Here is what I say about managing money in a relationship where the couple lives together. You will need four things and in this order:
1. Itemized Household Finances http://www.suzeorman.com/suze-tools/expense-tracker 2. Household Checking Account
3. Partner Personal Account-1
4. Partner Personal Account-2
Suze Orman’s expense-tracker is awesome to set up the financial plan. The plan generalizes and is not intended to cut spending (in this case) but instead is used to determine how much money needs to be in the account at all times to manage household expenses.
Determine the annual net income of each partner and based on their percentage, calculate the share needed to cover expenses. If partner-1 makes 100k while partner-2 earns 75k then the calculation will be:
100k + 75k = 175k total annual net income
Take the plan you completed and multiply the total by each percentage. This is the monthly amount due to the HOUSEHOLD ACCOUNT. Here is an example of a household with expenses totaling $3,750 a month-including insurances. average maintenance etc.
$3,750 * .57 = $2,137.50
$3,750 * .43 = $1,612.50
This calculation determines the monthly contribution of each partner and the remainder becomes their own money. (It’s important that each have “their own” money). I recommend, if possible, that each should pay an extra month to fund the household account to start.

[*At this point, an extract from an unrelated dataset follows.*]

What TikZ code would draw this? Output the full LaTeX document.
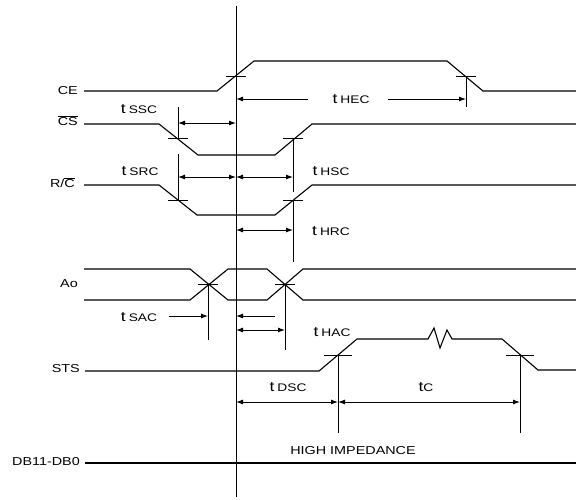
\documentclass[tikz,border=0pt]{standalone}
\usepackage{fontspec}
\setmainfont{Liberation Sans}[FakeStretch=1.25]
\usepackage{tikz}
\usetikzlibrary{arrows.meta}

\newcommand{\tname}[1]{{\fontsize{14}{14}\selectfont t}\hspace{3pt}{\fontsize{11}{11}\selectfont #1}}

\begin{document}
\begin{tikzpicture}[x=1pt, y=-1pt,
    every node/.style={font=\fontsize{11.5}{13}\selectfont, inner sep=0pt},
    sig/.style={line width=1.1pt},
    tick/.style={line width=0.9pt},
    dim/.style={line width=0.9pt, >={Latex[length=7pt,width=5pt]}}]
    \useasboundingbox (0,0) rectangle (576,499);

    % reference edge
    \draw[tick] (236,6) -- (236,497);

    % CE
    \node[anchor=east] (ce) at (78,91) {CE};
    \draw[sig] (84,91) -- (217,91) -- (254,61) -- (447,61) -- (483,91) -- (576,91);
    \draw[tick] (226,76) -- (246,76);
    \draw[tick] (456,76) -- (476,76);
    \draw[tick] (466,76) -- (466,107);
    \node (thec) at (351,99) {\tname{HEC}};
    \draw[dim, ->] (308,99) -- (236,99);
    \draw[dim, ->] (388,99) -- (466,99);

    % CS bar
    \node[anchor=east] (cs) at (78,121) {$\overline{\hbox{CS}}$};
    \draw[sig] (84,124) -- (159,124) -- (198,155) -- (275,155) -- (312,124) -- (576,124);
    \draw[tick] (168,138) -- (188,138);
    \draw[tick] (283,138) -- (303,138);
    \draw[tick] (178,107) -- (178,138);
    \draw[tick] (293,138) -- (293,192);
    \node (tssc) at (139,109) {\tname{SSC}};
    \draw[dim, <->] (178,123) -- (236,123);

    % R/C bar
    \node[anchor=east] (rc) at (75,183) {R/$\overline{\hbox{C}}$};
    \draw[sig] (84,185) -- (159,185) -- (197,215) -- (275,215) -- (312,185) -- (576,185);
    \draw[tick] (168,200) -- (188,200);
    \draw[tick] (283,200) -- (303,200);
    \draw[tick] (178,154) -- (178,200);
    \draw[tick] (293,200) -- (293,262);
    \node (tsrc) at (140,171) {\tname{SRC}};
    \node (thsc) at (331,171) {\tname{HSC}};
    \draw[dim, <->] (178,177) -- (236,177);
    \draw[dim, <->] (236,177) -- (293,177);
    \node (thrc) at (331,231) {\tname{HRC}};
    \draw[dim, <->] (236,230) -- (293,230);

    % Ao
    \node[anchor=east] (ao) at (78,284) {Ao};
    \draw[sig] (84,269) -- (190,269) -- (228,300) -- (267,300) -- (303,269) -- (576,269);
    \draw[sig] (84,300) -- (190,300) -- (228,269) -- (267,269) -- (303,300) -- (576,300);
    \draw[tick] (198,284) -- (218,284);
    \draw[tick] (275,284) -- (295,284);
    \draw[tick] (208,284) -- (208,340);
    \draw[tick] (285,284) -- (285,350);
    \node (tsac) at (139,317) {\tname{SAC}};
    \draw[dim, ->] (169,316) -- (208,316);
    \draw[dim, ->] (275,316) -- (236,316);
    \node (thac) at (332,332) {\tname{HAC}};
    \draw[dim, <->] (236,330) -- (285,330);

    % STS
    \node[anchor=east] (sts) at (80,369) {STS};
    \draw[sig] (85,371) -- (319,371) -- (357,339) -- (428,339) -- (434,328) -- (440,348)
        -- (447,330) -- (452,339) -- (502,339) -- (538,370) -- (576,370);
    \draw[tick] (324,355) -- (352,355);
    \draw[tick] (506,355) -- (534,355);
    \draw[tick] (338,355) -- (338,433);
    \draw[tick] (520,355) -- (520,433);
    \node (tdsc) at (288,387) {\tname{DSC}};
    \node (tc) at (426,387) {{\fontsize{14}{14}\selectfont t}{\fontsize{11}{11}\selectfont C}};
    \draw[dim, <->] (236,402) -- (338,402);
    \draw[dim, <->] (338,402) -- (520,402);

    % data bus
    \node[anchor=east] (db) at (80,462) {DB11-DB0};
    \draw[sig] (85,463) -- (576,463);
    \node (hiz) at (353,451) {HIGH IMPEDANCE};
\end{tikzpicture}
\end{document}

Financial planning starts with agreements and all agreements are valid as long as they are agreements.
In cases where one is the income producer and the other contributes in other ways, perhaps by managing the home, children or whatever agreement you’ve made. Here is an alternate recommendation on handling money. When calculating the financial plan include an adequate allowance for each partner. The household account then “pays out” the allowance. Each one equally and each one puts the money in their own account. Other agreements can be made for additional income based on circumstances. One such circumstance is the partners agree to have additional means of bringing in personal money and they agree that that money is the property of the one who brings it in. An example of this:
Partner -1 does some consulting on the side for additional income.
Partner -2 does some graphic design on the side for additional income.
Both partners keep the additional income they produce, provided the household account is “never” lacking.